You can select in which Unicode format (UTF-8, UTF-16, UTF-16 big 
endian) you will save your conversion result and which column should 
be the content of w-element.

Note XML Converter for Tab-separated Text is not a general-purpose 
application: you can't modify the element names presented above (body,
div, p, s, w).

Support URI of XML Converter for Tab-separated Text is:
    http://www.fl.reitaku-u.ac.jp/~tools/
where you will find updated information on this application and download 
the newest binary & documents.

When you install this software, you will find this file and a more 
detailed document, XMLConverter.txt, which is currently written in 
Japanese.

======
Simple XML Data Viewer for Field Linguists Version 0.1

2003 (c) CHIBA Shoju, All rights reserved.

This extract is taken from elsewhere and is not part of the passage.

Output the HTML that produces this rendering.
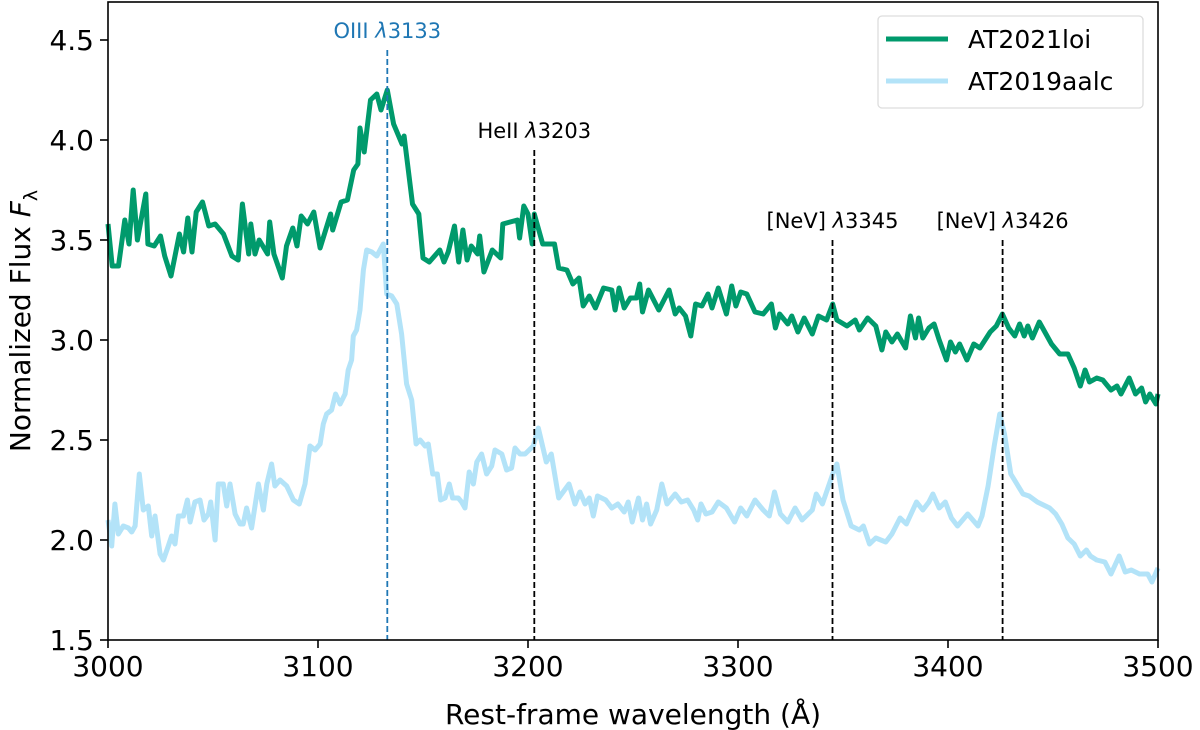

IMPORTANT NOTICE: This is a unstable beta-version (Version 0.1), thus 
there will be unexpecting bugs and the data obtained through this software 
may contain uncorrect results.

Simple XML Data Viewer for Field Linguists (henceforce XML Data Viewer)
is a .NET Framework application, which views Unicode-based XML text 
corpus and search word using structural information described with XML 
format. XML Data Viewer facilitates Field Linguists' data analysis, 
enabling them to search patterns by attributive information (phonetic, 
grammatical, lemma, etc) attached to each word and to view search 
results quickly by eliminating miscellaneous information and showing
whole sentence including matched pattern.

Support URI is http://www.fl.reitaku-u.ac.jp/~tools/, where you will 
find updated information on this application and download the newest 
binary & documents.

When you install this software, you will find this file and a more 
detailed document, XMLViewer01.txt, which is currently written in Japanese.